▶ Given data

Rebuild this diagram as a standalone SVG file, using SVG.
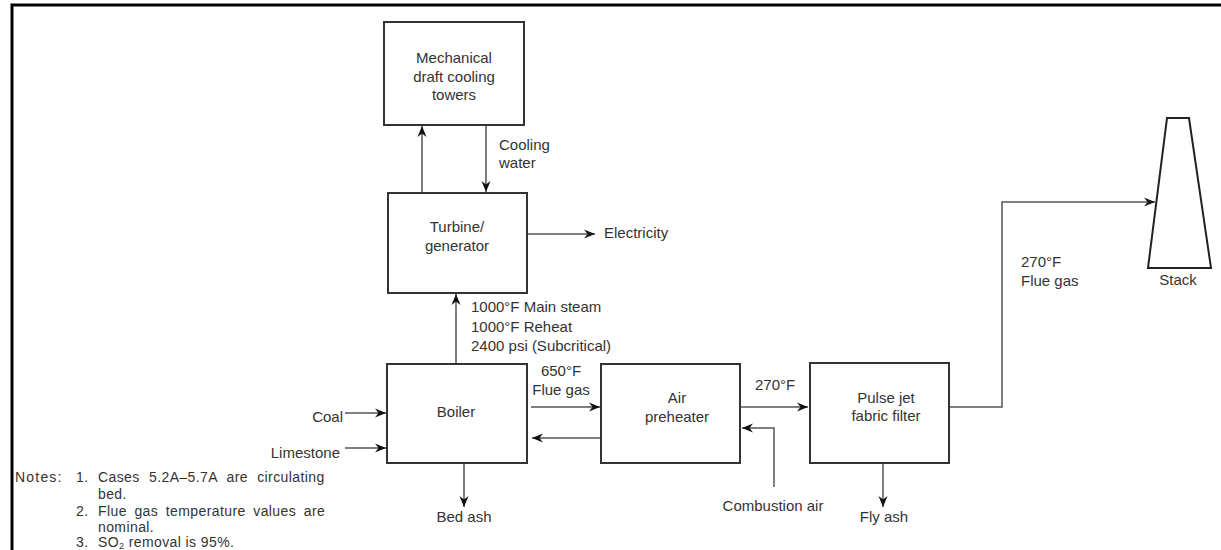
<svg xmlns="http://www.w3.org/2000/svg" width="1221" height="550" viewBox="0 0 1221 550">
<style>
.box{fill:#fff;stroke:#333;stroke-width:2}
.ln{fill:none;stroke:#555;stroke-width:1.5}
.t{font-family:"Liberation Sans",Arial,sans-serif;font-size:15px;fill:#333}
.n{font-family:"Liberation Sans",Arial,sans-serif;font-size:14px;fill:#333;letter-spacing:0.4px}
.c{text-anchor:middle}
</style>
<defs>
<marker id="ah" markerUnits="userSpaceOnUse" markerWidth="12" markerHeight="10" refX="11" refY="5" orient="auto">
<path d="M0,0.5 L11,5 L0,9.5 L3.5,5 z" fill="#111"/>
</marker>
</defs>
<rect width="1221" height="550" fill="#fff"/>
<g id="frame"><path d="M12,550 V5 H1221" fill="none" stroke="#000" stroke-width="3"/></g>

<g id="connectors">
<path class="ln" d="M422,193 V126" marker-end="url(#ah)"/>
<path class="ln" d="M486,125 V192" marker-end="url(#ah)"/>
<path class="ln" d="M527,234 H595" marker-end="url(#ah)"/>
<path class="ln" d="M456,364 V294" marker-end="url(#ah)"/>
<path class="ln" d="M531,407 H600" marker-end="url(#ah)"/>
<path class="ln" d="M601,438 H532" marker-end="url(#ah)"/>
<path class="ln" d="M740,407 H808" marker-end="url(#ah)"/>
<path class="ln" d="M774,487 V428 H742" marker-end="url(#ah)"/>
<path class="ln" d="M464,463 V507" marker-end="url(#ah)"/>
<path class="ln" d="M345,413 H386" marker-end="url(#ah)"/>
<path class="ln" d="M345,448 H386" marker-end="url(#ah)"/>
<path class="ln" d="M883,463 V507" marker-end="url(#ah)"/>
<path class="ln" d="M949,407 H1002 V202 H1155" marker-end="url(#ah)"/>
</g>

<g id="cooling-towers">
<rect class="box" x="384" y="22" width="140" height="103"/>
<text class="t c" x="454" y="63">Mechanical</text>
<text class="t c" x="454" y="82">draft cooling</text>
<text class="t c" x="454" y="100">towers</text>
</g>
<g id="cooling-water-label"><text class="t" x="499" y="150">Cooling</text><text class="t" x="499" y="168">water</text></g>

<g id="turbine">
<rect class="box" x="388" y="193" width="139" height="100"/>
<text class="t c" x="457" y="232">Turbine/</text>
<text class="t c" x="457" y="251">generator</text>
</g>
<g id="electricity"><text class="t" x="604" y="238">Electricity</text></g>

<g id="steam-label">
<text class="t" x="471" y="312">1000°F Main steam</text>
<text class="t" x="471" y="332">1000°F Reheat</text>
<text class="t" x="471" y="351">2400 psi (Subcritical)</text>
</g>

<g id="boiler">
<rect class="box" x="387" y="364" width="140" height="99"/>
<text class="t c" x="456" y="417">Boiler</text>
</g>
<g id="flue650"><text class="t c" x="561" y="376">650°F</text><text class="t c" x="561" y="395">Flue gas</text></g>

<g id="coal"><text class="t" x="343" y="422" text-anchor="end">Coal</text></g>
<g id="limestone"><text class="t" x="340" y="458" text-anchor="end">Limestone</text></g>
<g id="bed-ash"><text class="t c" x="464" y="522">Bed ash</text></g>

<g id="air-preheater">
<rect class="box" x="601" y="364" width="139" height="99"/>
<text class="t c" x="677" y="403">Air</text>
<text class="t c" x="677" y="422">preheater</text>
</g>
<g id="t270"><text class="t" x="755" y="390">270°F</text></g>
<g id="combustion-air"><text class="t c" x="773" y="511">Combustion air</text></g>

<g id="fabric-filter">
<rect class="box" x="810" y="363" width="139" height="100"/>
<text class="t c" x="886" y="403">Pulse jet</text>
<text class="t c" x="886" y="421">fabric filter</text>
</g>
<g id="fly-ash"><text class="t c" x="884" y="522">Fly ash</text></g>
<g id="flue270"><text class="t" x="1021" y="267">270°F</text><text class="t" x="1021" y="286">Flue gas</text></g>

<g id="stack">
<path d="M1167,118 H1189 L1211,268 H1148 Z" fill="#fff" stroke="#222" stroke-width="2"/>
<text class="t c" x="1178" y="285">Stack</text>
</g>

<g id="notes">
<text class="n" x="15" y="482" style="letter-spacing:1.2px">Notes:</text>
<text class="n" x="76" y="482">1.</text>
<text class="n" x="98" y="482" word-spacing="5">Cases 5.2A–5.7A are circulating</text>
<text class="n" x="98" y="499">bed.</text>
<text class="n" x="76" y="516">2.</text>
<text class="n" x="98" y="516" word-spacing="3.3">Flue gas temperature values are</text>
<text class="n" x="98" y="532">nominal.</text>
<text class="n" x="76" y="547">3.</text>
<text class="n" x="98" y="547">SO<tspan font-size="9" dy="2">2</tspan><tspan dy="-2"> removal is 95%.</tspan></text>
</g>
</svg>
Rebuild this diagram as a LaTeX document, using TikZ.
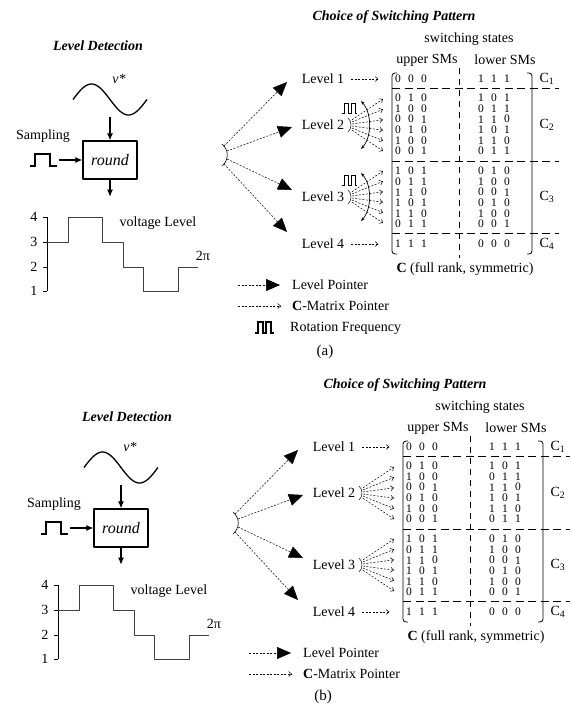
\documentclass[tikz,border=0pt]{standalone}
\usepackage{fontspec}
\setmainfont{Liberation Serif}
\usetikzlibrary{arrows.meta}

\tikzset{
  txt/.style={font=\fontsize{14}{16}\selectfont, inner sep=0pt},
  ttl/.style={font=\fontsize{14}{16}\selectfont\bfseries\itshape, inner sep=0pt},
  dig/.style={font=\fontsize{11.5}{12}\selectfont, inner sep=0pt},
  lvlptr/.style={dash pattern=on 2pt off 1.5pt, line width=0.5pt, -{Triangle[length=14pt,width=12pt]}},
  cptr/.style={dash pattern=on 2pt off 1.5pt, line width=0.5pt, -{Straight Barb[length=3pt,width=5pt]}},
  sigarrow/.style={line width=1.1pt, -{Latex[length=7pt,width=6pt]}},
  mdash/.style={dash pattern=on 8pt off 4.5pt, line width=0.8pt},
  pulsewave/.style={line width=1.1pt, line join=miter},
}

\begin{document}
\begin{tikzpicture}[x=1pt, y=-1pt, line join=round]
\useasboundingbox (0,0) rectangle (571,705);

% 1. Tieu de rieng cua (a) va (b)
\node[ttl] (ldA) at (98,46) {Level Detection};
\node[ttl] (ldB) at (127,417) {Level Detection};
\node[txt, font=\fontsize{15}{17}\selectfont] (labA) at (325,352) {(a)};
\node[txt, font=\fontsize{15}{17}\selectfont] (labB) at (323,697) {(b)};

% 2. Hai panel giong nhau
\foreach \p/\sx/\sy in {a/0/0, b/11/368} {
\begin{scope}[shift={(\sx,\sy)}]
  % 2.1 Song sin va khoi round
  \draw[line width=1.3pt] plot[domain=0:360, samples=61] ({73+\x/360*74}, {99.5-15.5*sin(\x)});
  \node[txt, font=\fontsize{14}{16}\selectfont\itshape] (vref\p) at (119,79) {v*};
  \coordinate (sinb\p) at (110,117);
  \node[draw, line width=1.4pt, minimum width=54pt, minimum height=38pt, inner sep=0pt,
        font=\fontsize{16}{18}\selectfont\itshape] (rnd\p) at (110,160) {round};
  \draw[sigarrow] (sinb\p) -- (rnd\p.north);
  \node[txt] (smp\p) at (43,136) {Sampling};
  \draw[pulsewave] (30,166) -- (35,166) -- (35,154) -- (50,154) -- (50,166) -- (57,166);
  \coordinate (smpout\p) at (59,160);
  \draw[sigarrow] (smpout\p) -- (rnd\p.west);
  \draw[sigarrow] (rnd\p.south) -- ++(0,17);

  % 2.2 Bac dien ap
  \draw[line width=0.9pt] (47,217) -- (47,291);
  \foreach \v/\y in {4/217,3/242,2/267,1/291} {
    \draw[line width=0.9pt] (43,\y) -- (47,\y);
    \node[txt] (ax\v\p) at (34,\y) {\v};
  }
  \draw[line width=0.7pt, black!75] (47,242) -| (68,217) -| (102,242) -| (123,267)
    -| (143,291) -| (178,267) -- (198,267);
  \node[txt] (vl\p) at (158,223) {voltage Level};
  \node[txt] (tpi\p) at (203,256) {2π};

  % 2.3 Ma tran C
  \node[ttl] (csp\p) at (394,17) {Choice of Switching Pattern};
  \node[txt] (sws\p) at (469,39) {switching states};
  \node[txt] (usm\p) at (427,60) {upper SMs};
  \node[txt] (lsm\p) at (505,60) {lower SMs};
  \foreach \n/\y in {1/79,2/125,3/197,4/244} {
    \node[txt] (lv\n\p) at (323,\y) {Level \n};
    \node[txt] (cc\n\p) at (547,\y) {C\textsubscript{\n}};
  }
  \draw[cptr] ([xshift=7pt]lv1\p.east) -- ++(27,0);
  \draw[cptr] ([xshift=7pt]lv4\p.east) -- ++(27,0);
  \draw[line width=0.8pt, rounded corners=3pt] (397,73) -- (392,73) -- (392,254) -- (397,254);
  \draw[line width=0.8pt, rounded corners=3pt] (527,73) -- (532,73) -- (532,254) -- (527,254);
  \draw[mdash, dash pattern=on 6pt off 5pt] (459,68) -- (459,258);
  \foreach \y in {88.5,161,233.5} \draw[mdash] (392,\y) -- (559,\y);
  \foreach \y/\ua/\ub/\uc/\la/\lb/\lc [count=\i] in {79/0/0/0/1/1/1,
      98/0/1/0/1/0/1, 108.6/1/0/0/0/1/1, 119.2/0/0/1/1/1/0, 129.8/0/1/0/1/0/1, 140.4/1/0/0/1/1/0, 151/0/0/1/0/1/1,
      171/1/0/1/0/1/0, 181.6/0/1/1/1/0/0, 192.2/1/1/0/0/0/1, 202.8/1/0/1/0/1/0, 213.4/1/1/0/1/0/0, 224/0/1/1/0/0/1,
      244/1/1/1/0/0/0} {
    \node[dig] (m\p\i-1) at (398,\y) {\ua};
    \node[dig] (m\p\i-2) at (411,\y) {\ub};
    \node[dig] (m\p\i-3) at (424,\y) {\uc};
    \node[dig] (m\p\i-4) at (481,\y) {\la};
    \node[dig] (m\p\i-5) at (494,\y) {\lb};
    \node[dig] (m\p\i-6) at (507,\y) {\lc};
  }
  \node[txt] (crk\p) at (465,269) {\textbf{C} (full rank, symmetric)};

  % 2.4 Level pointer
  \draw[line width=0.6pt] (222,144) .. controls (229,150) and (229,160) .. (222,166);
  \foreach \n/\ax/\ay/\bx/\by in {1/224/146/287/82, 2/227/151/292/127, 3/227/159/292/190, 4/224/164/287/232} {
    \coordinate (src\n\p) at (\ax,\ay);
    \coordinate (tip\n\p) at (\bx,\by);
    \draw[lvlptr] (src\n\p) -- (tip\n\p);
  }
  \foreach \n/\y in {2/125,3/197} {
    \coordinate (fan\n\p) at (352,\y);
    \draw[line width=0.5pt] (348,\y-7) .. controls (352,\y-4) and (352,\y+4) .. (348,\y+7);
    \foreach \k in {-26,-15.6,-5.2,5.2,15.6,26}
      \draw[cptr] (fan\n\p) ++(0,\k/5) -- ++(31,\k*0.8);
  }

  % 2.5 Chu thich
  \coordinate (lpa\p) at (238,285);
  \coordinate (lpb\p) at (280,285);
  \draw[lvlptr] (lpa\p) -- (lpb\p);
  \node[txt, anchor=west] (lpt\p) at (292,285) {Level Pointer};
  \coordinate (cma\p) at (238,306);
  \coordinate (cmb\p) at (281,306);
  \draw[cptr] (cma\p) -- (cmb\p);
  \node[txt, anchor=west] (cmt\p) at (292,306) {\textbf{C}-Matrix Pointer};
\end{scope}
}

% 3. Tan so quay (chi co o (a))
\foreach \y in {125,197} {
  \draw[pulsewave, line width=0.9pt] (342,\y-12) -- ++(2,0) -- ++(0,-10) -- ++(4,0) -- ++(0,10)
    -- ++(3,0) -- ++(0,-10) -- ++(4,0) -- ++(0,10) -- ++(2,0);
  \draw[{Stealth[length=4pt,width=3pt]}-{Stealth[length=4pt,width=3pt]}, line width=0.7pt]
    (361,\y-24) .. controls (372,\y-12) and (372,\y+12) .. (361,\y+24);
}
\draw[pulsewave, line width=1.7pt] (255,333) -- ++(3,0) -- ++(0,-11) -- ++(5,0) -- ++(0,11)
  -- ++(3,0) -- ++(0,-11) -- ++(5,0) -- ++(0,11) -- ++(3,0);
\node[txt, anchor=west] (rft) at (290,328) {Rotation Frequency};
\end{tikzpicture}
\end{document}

--

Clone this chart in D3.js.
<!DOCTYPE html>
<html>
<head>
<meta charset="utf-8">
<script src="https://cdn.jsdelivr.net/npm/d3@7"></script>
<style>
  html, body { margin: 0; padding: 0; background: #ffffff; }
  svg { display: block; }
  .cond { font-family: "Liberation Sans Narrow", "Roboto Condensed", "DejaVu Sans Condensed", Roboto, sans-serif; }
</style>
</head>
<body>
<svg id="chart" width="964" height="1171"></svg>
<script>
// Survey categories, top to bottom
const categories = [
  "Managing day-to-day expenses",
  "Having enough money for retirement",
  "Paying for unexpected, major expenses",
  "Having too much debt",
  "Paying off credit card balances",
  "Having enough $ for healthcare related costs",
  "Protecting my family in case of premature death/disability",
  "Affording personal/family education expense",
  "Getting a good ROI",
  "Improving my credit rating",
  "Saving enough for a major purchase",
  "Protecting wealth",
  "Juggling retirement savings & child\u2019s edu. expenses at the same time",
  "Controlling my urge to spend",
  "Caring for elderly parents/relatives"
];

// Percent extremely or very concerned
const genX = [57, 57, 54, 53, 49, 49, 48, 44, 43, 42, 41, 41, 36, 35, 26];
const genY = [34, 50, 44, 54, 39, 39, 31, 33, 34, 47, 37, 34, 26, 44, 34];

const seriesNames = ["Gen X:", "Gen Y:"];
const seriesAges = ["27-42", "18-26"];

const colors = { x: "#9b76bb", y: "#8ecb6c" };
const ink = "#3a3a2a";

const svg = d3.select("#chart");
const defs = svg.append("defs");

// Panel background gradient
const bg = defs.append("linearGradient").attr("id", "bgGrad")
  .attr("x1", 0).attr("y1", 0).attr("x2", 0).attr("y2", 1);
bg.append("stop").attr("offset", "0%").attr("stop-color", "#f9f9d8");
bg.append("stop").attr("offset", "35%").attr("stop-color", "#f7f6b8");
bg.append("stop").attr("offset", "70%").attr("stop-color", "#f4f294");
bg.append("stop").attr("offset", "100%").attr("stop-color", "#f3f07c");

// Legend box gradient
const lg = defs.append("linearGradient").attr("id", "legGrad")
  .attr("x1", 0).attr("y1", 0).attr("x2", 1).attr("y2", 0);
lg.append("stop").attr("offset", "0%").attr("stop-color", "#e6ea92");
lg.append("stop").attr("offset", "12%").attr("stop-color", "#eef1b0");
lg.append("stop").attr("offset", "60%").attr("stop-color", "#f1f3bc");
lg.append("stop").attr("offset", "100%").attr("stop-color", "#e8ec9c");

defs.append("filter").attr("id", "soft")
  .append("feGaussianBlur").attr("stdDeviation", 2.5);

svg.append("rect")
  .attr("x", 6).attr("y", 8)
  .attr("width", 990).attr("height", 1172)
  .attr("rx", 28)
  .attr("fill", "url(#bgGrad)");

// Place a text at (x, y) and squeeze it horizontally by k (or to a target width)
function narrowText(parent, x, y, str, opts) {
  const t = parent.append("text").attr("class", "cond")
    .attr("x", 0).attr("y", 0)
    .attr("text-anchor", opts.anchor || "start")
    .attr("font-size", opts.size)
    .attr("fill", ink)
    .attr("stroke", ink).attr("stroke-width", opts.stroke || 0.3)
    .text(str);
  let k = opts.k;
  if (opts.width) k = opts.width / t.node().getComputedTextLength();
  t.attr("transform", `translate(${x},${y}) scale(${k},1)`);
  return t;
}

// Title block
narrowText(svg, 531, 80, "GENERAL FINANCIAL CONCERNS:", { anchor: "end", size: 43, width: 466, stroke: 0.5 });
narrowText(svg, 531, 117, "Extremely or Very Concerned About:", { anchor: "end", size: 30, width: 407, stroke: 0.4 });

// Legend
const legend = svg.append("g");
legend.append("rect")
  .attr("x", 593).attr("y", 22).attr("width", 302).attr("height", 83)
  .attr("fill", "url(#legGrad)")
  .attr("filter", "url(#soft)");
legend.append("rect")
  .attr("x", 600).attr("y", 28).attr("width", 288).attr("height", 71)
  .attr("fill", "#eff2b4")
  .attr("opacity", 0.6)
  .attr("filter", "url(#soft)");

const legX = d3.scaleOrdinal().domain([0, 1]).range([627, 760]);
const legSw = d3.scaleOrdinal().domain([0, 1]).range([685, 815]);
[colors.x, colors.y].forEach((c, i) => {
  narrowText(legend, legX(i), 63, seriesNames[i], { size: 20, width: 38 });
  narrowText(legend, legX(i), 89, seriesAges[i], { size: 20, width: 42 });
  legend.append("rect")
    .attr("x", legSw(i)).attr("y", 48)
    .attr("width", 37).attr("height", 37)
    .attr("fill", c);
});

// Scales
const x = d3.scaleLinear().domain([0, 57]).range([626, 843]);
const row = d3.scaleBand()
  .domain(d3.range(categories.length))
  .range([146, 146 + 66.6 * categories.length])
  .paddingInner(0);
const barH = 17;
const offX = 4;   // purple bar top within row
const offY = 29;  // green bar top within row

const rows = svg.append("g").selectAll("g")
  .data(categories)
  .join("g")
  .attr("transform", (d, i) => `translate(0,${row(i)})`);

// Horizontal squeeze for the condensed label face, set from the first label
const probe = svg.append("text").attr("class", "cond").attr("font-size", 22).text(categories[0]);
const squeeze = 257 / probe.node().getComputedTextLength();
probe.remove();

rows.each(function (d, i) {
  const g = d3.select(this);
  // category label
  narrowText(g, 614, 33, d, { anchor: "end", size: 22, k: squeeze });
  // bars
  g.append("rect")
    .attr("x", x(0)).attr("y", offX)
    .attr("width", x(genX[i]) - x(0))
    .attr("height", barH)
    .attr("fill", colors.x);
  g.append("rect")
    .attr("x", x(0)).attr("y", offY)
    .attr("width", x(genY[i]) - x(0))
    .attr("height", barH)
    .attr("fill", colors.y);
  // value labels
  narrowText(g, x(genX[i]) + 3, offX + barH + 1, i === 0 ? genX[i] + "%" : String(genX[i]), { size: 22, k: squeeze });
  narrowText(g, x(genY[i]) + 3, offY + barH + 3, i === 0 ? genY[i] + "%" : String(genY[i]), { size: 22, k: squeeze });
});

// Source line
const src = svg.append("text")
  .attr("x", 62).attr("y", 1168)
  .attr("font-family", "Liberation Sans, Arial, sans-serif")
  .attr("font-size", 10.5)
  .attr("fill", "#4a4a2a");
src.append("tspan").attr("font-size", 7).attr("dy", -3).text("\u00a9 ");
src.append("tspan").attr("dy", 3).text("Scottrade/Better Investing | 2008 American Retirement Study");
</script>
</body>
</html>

...

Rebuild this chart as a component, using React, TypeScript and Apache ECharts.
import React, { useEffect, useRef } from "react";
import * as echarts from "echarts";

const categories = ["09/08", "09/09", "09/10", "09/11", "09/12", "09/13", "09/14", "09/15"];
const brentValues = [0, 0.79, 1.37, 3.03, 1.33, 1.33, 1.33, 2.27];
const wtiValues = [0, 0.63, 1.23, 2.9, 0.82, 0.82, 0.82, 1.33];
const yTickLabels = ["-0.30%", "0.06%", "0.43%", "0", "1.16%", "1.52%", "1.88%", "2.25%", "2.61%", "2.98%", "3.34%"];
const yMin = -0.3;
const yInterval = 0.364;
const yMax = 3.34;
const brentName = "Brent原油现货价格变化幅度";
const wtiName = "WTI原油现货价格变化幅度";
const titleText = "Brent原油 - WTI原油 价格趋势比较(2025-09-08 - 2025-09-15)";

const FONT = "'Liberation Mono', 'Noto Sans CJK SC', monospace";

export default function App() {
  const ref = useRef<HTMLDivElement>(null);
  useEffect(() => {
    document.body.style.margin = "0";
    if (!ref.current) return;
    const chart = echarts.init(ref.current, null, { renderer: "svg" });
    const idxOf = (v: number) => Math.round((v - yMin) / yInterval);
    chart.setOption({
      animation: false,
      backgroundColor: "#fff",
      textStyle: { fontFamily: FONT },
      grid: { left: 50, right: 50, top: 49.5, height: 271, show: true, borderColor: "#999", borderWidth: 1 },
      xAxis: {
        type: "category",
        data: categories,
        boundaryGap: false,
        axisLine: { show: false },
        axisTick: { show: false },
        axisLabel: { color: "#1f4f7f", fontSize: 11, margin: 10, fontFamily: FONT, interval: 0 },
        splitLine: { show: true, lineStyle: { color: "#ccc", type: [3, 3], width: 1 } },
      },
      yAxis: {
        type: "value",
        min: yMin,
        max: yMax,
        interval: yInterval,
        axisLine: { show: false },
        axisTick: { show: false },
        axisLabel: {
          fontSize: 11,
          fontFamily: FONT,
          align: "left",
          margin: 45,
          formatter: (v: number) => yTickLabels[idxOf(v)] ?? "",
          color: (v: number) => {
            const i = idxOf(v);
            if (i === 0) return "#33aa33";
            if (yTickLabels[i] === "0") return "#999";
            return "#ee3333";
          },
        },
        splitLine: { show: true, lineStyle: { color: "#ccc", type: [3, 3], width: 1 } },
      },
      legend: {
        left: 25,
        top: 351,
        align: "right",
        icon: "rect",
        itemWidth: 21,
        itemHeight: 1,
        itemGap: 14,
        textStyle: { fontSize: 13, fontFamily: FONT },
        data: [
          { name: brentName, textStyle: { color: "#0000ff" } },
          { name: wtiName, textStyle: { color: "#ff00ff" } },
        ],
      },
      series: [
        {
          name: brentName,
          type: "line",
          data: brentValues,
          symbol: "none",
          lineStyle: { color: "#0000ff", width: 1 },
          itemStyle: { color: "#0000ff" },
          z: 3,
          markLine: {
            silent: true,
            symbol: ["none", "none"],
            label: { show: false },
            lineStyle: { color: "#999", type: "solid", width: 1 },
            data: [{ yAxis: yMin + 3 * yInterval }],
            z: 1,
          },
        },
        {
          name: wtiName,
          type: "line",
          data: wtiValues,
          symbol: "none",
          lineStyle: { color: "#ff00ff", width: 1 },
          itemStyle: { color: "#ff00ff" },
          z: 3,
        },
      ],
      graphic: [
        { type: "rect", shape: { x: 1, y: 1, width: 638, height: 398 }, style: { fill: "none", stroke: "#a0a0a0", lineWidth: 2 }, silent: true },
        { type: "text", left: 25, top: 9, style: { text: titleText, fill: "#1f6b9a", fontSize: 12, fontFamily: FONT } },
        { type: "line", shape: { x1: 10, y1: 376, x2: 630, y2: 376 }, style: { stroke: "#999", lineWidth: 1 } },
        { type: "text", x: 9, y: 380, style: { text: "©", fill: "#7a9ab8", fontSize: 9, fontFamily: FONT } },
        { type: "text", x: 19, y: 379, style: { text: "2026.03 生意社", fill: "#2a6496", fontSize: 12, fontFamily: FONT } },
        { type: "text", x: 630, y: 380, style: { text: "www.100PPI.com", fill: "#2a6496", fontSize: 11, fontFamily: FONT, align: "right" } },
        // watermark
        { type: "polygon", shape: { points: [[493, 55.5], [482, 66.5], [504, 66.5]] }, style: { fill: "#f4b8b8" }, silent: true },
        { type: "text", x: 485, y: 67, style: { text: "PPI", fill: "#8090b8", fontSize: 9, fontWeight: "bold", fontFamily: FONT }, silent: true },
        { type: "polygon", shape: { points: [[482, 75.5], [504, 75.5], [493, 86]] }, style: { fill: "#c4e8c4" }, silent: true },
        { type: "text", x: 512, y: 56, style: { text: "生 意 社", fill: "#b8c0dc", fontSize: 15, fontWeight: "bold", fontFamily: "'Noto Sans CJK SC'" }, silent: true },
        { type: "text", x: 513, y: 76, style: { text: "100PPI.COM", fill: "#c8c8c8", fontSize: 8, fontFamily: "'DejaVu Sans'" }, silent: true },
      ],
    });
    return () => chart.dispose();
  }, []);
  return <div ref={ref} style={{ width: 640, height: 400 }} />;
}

▶ Task to complete
Collect from the data above every line that includes "using".

▶ Reply
Rebuild this diagram as a standalone SVG file, using SVG.
Rebuild this diagram as a LaTeX document, using TikZ.
Rebuild this chart as a component, using React, TypeScript and Apache ECharts.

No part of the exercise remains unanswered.